The first step is to move into 100% acceptance of the parents you had. Let go of any attachment to wanting them to be different. Let go of any expectation that someday you may get the love/affection/attention/recognition/security from them that you desire.
I realize this may sound crazy, but one of the most important things that I’ve learned is this: your parents did the best they could. Really, they did. They had their own pasts and their own parents who impacted how they parented you.
Not to mention, they most likely had their own inner demons that impacted how they showed up for you.
The problem is that you took their pain personally. You thought you did something wrong or were unlovable in some way and that is why your parent(s) didn’t love you the way you wanted. And that fundamental misunderstanding is the reason why you struggle with self-love, worth, confidence and fulfillment today.
This struggle can stop once you truly understand that you did NOTHING wrong. You’re 100% lovable and worthy of love. You’re enough just as you are.

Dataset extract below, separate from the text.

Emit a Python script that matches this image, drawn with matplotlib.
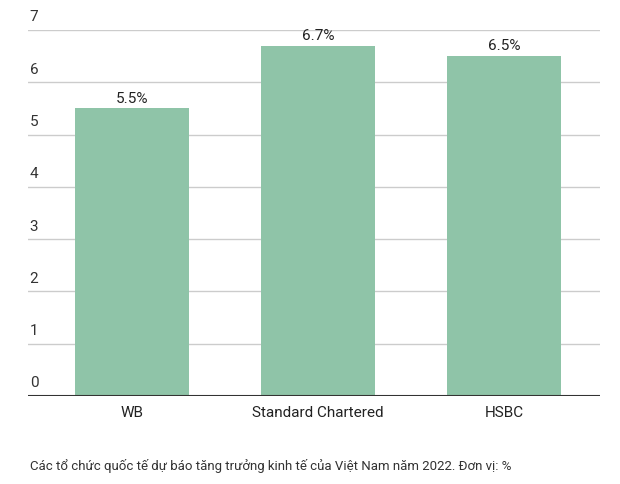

There’s nothing you need to do to earn love.
You must STOP looking to your parents either with blame or with the desire for them to change. It’s time to take back your power. It’s time to stop being a victim of your circumstances. It’s time to stop allowing your past to create your future and present.
How do you do that?
You become the parent to yourself that you didn’t have. You accept their role in your life and all the lessons you learned. You set boundaries with your parents. You let go of all expectations of them and create your soul family.
Remember: Your parents did the best they could. They didn’t mess you up, and you’re not broken. They’re the perfect teachers for the things you’re here to learn in this lifetime. Forgive them. Forgiveness doesn’t mean you condone their behavior; it simply means you let go of the judgment and blame so YOU can be free.